Not wanting to date a divorced man with kids isn't all that unusual for your age, I think. There are people on this forum in their 40's who won't date a man who has kids, so don't feel bad. At least you're honest about it.
It sounds like you have some trust issues, and I can sort of understand what you are going through. When you find a mature and caring man, you'll realize that not all men are going to leave you in the middle of the night.
You're also young! I can understand the feeling of wanting to settle down right now, but a lot of women don't until they are in their 30's. Don't get discouraged, you are far from the only one your age looking for a good guy.
I almost envy you a bit. I settled down with my husband when I was 20, and now I'm 26 and getting divorced. I gave up school, a career, and 6 years of my 20's to be with a man who ended up being someone I wish I had never met. Enjoy yourself and be glad you haven't wasted your best years on a jerk.
Good luck in your search and stay positive. There are good guys out there, and I bet one is looking for a girl like you.
Seriously to the OP, I agree with the previous posters' advice about taking advantage of your youth in a good way by taking your time and being really careful about prospective relationships. Loneliness, naivete, fear, influence and other feelings might lead you to fall for the losers who use you and then disappear. It has happened to (almost) all of us so don't beat yourself up over it. At least you're taking steps to look for the exact opposite of these losers! I don't think the kind of "clingy" guy you described is who you should seek, or is even who you want but I can understand the grass is greener. You do have the time to date one of those guys just to be sure that's who you don't want!
And on that thought, now for the half-serious part.
I have a clingy guy I'd like to send your way, for selfish reasons , to get him the hell away from me! Even though he lives in my town I'm sure he would be more than happy to run back to his home state for a pretty young girl who says she wants a guy just like him. And I might even be willing to drive him all the way there, if there's a chance he'll stay there.
Age and appearance must be as unimportant to you as they are important to him.
He's the kind of guy who will text a girl at four in the morning and then confront her later that day about why she didn't text back at that exact time. He's also been known to follow a girl to the bathroom and wait by the door until she comes out. He could very well be the epitome of "clingy."
I agree with Philosophizer. Look for a guy with very few or better yet no previous relationships. Those are the ones that cling the hardest. Sometimes men with abandonment issues are also great clingers. So look for guys that maybe were raised by only one bio-parent. Good luck in your search and enjoy!
How can you tell, with those big glasses covering her face?

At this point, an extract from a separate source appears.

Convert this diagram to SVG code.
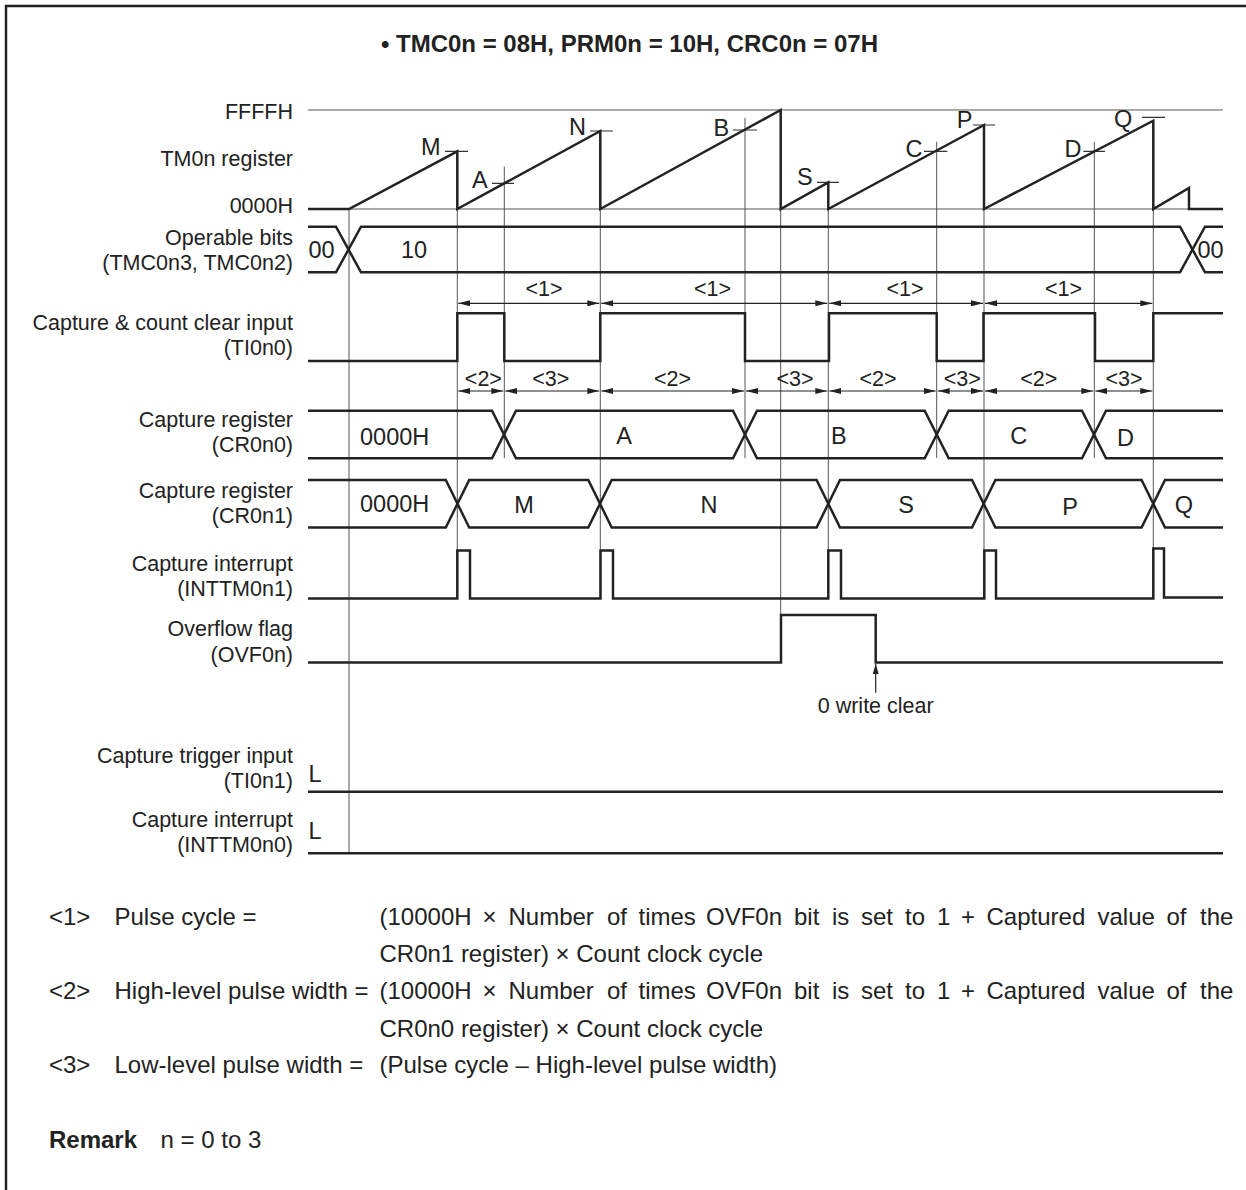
<svg xmlns="http://www.w3.org/2000/svg" width="1246" height="1190" viewBox="0 0 1246 1190">
<style>
text{font-family:"Liberation Sans",Arial,Helvetica,sans-serif;fill:#222}
.lbl{font-size:21.5px;text-anchor:end}
.val{font-size:23.5px}
.dl{font-size:21.5px;text-anchor:middle}
.ft{font-size:24px}
.sig{fill:none;stroke:#222;stroke-width:2.5;stroke-linejoin:miter}
.thin{fill:none;stroke:#555;stroke-width:1}
.tick{fill:none;stroke:#333;stroke-width:1.2}
.dim{fill:none;stroke:#222;stroke-width:1.2;marker-start:url(#ah);marker-end:url(#ah)}
</style>
<defs>
<marker id="ah" viewBox="0 0 12 6" refX="12" refY="3" markerWidth="12" markerHeight="6" markerUnits="userSpaceOnUse" orient="auto-start-reverse"><path d="M0,0 L12,3 L0,6 z" fill="#222"/></marker>
<marker id="up" viewBox="0 0 10 6" refX="10" refY="3" markerWidth="10" markerHeight="6" markerUnits="userSpaceOnUse" orient="auto"><path d="M0,0 L10,3 L0,6 z" fill="#222"/></marker>
</defs>
<rect width="1246" height="1190" fill="#fff"/>
<path d="M6,1190 V6 H1246" fill="none" stroke="#222" stroke-width="2.5"/>
<text x="381" y="52" font-size="24" font-weight="bold" textLength="497">• TMC0n = 08H, PRM0n = 10H, CRC0n = 07H</text>

<g id="connectors">
<g id="guides">
<path class="thin" d="M308,110 H1223 M308,209 H1223"/>
<path class="thin" d="M349,209 V853 M457.3,209 V598 M504.3,166.7 V458 M600.3,209 V598 M745,118 V458 M780.7,209 V662 M828.3,209 V598 M936.7,141.7 V458 M984,209 V598 M1094.3,141.7 V458 M1153.3,209 V598"/>
<path class="tick" d="M445,151.3 H468 M590,131 H613 M492,183.3 H514 M733,130 H757 M817,182.3 H839 M924,151.3 H947.3 M973,125 H995 M1083.3,151.3 H1105 M1142,117.3 H1165"/>
</g>
<g id="dims1">
<path class="dim" d="M458.3,303.3 H599.3"/>
<path class="dim" d="M601.3,303.3 H827.3"/>
<path class="dim" d="M829.3,303.3 H983"/>
<path class="dim" d="M985,303.3 H1152.3"/>
</g>
<g id="dims23">
<path class="dim" d="M458.3,391 H503.3"/>
<path class="dim" d="M505.3,391 H599.3"/>
<path class="dim" d="M601.3,391 H744"/>
<path class="dim" d="M746,391 H827.3"/>
<path class="dim" d="M829.3,391 H935.7"/>
<path class="dim" d="M937.7,391 H983"/>
<path class="dim" d="M985,391 H1093.3"/>
<path class="dim" d="M1095.3,391 H1152.3"/>
</g>
<g id="clear-arrow">
<path d="M875.7,692.7 V664" fill="none" stroke="#222" stroke-width="1.2" marker-end="url(#up)"/>
</g>
</g>

<g id="dim-labels">
<text class="dl" x="544" y="296">&lt;1&gt;</text>
<text class="dl" x="712.5" y="296">&lt;1&gt;</text>
<text class="dl" x="905" y="296">&lt;1&gt;</text>
<text class="dl" x="1063.5" y="296">&lt;1&gt;</text>
<text class="dl" x="483.4" y="386">&lt;2&gt;</text>
<text class="dl" x="550.8" y="386">&lt;3&gt;</text>
<text class="dl" x="672.5" y="386">&lt;2&gt;</text>
<text class="dl" x="795" y="386">&lt;3&gt;</text>
<text class="dl" x="878" y="386">&lt;2&gt;</text>
<text class="dl" x="962.3" y="386">&lt;3&gt;</text>
<text class="dl" x="1038.7" y="386">&lt;2&gt;</text>
<text class="dl" x="1124" y="386">&lt;3&gt;</text>
</g>

<g id="tm0n">
<text class="lbl" x="293" y="119.3">FFFFH</text>
<text class="lbl" x="293" y="166">TM0n register</text>
<text class="lbl" x="293" y="213.3">0000H</text>
<path class="sig" d="M308,209 H349 L457.3,151.3 V209 L600.3,131 V209 L780.7,110 V209 L828.3,182.3 V209 L984,125 V209 L1153.3,120.7 V209 L1189,188 V209 H1223"/>
<text class="val" x="421" y="155">M</text>
<text class="val" x="472" y="188.3">A</text>
<text class="val" x="569" y="135">N</text>
<text class="val" x="713.5" y="136">B</text>
<text class="val" x="797" y="185">S</text>
<text class="val" x="905.5" y="156.7">C</text>
<text class="val" x="956.7" y="128.3">P</text>
<text class="val" x="1064.5" y="156.7">D</text>
<text class="val" x="1114" y="127.3">Q</text>
</g>

<g id="operable-bits">
<text class="lbl" x="293" y="245">Operable bits</text>
<text class="lbl" x="293" y="270">(TMC0n3, TMC0n2)</text>
<path class="sig" d="M308,226.7 H336 L361,272.3 H1180 L1205,226.7 H1223"/>
<path class="sig" d="M308,272.3 H336 L361,226.7 H1180 L1205,272.3 H1223"/>
<text class="val" x="308.5" y="258.3">00</text>
<text class="val" x="401" y="258.3">10</text>
<text class="val" x="1197.5" y="258.3">00</text>
</g>

<g id="ti0n0">
<text class="lbl" x="293" y="330">Capture &amp; count clear input</text>
<text class="lbl" x="293" y="355">(TI0n0)</text>
<path class="sig" d="M308,361 H457.3 V313.3 H504.3 V361 H600.3 V313.3 H745 V361 H829 V313.3 H936.7 V361 H983.5 V313.3 H1095 V361 H1153.3 V313.3 H1223"/>
</g>

<g id="cr0n0">
<text class="lbl" x="293" y="426.7">Capture register</text>
<text class="lbl" x="293" y="451.7">(CR0n0)</text>
<path class="sig" d="M308,410.7 H492 L516,458.3 H733 L757,410.7 H924.7 L948.7,458.3 H1082 L1106,410.7 H1223"/>
<path class="sig" d="M308,458.3 H492 L516,410.7 H733 L757,458.3 H924.7 L948.7,410.7 H1082 L1106,458.3 H1223"/>
<text class="val" x="360" y="445">0000H</text>
<text class="val" x="624" y="443.5" text-anchor="middle">A</text>
<text class="val" x="831" y="443.5">B</text>
<text class="val" x="1018.7" y="443.5" text-anchor="middle">C</text>
<text class="val" x="1125.5" y="445.5" text-anchor="middle">D</text>
</g>

<g id="cr0n1">
<text class="lbl" x="293" y="498.3">Capture register</text>
<text class="lbl" x="293" y="523.3">(CR0n1)</text>
<path class="sig" d="M308,480 H445.8 L469.2,527.5 H588.3 L611.7,480 H816.6 L840,527.5 H972 L995.4,480 H1141.6 L1165,527.5 H1223"/>
<path class="sig" d="M308,527.5 H445.8 L469.2,480 H588.3 L611.7,527.5 H816.6 L840,480 H972 L995.4,527.5 H1141.6 L1165,480 H1223"/>
<text class="val" x="360" y="511.7">0000H</text>
<text class="val" x="524" y="513.3" text-anchor="middle">M</text>
<text class="val" x="709" y="513.3" text-anchor="middle">N</text>
<text class="val" x="906" y="513.3" text-anchor="middle">S</text>
<text class="val" x="1070" y="515" text-anchor="middle">P</text>
<text class="val" x="1184" y="513.3" text-anchor="middle">Q</text>
</g>

<g id="inttm0n1">
<text class="lbl" x="293" y="571">Capture interrupt</text>
<text class="lbl" x="293" y="596">(INTTM0n1)</text>
<path class="sig" d="M308,598.5 H457.3 V550.5 H470 V598.5 H600.5 V550.5 H613 V598.5 H828.3 V550.5 H841 V598.5 H984.3 V550.5 H996 V598.5 H1153.3 V548.5 H1164 V597.5 H1223"/>
</g>

<g id="ovf0n">
<text class="lbl" x="293" y="636">Overflow flag</text>
<text class="lbl" x="293" y="661.7">(OVF0n)</text>
<path class="sig" d="M308,662.5 H781 V615 H875.7 V662.5 H1223"/>
<text x="875.7" y="713" font-size="21.5" text-anchor="middle">0 write clear</text>
</g>

<g id="ti0n1">
<text class="lbl" x="293" y="763.3">Capture trigger input</text>
<text class="lbl" x="293" y="788.3">(TI0n1)</text>
<text class="val" x="308.5" y="781.7">L</text>
<path class="sig" d="M308,791.7 H1223"/>
</g>

<g id="inttm0n0">
<text class="lbl" x="293" y="826.7">Capture interrupt</text>
<text class="lbl" x="293" y="851.7">(INTTM0n0)</text>
<text class="val" x="308.5" y="839.3">L</text>
<path class="sig" d="M308,853.3 H1223"/>
</g>

<g id="notes">
<text class="ft" x="49" y="925">&lt;1&gt;</text>
<text class="ft" x="114.5" y="925">Pulse cycle =</text>
<text class="ft" y="925"><tspan x="379.5">(10000H</tspan><tspan x="482.5">×</tspan><tspan x="508.5">Number</tspan><tspan x="607">of</tspan><tspan x="638.5">times</tspan><tspan x="706">OVF0n</tspan><tspan x="794">bit</tspan><tspan x="832">is</tspan><tspan x="861">set</tspan><tspan x="905">to</tspan><tspan x="937">1</tspan><tspan x="961">+</tspan><tspan x="986.5">Captured</tspan><tspan x="1097.5">value</tspan><tspan x="1166.5">of</tspan><tspan x="1200">the</tspan></text>
<text class="ft" x="379.5" y="961.7">CR0n1 register) × Count clock cycle</text>
<text class="ft" x="49" y="999.3">&lt;2&gt;</text>
<text class="ft" x="114.5" y="999.3">High-level pulse width =</text>
<text class="ft" y="999.3"><tspan x="379.5">(10000H</tspan><tspan x="482.5">×</tspan><tspan x="508.5">Number</tspan><tspan x="607">of</tspan><tspan x="638.5">times</tspan><tspan x="706">OVF0n</tspan><tspan x="794">bit</tspan><tspan x="832">is</tspan><tspan x="861">set</tspan><tspan x="905">to</tspan><tspan x="937">1</tspan><tspan x="961">+</tspan><tspan x="986.5">Captured</tspan><tspan x="1097.5">value</tspan><tspan x="1166.5">of</tspan><tspan x="1200">the</tspan></text>
<text class="ft" x="379.5" y="1036.7">CR0n0 register) × Count clock cycle</text>
<text class="ft" x="49" y="1073.3">&lt;3&gt;</text>
<text class="ft" x="114.5" y="1073.3">Low-level pulse width =</text>
<text class="ft" x="379.5" y="1073.3">(Pulse cycle – High-level pulse width)</text>
<text class="ft" x="49" y="1148.3" font-weight="bold">Remark</text>
<text class="ft" x="160.5" y="1148.3">n = 0 to 3</text>
</g>
</svg>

I'm wondering what the OP's selection process is. Does she go out with whoever asks? (I knew a woman who did that. Needless to say, the vast majority of dates didn't work out.) Do you go out to coffee or lunch with them first, so you can get to know them a bit, first, and then decide which ones you want to continue seeing? What are your criteria? Where/how do you meet these guys? Maybe you should try some new kinds of venue.
Start a relationship with a prisoner -at least you know where he is every night and having a woman around once in awhile, he'll give you his undivided attention and lots of phone calls. He'll cling alright.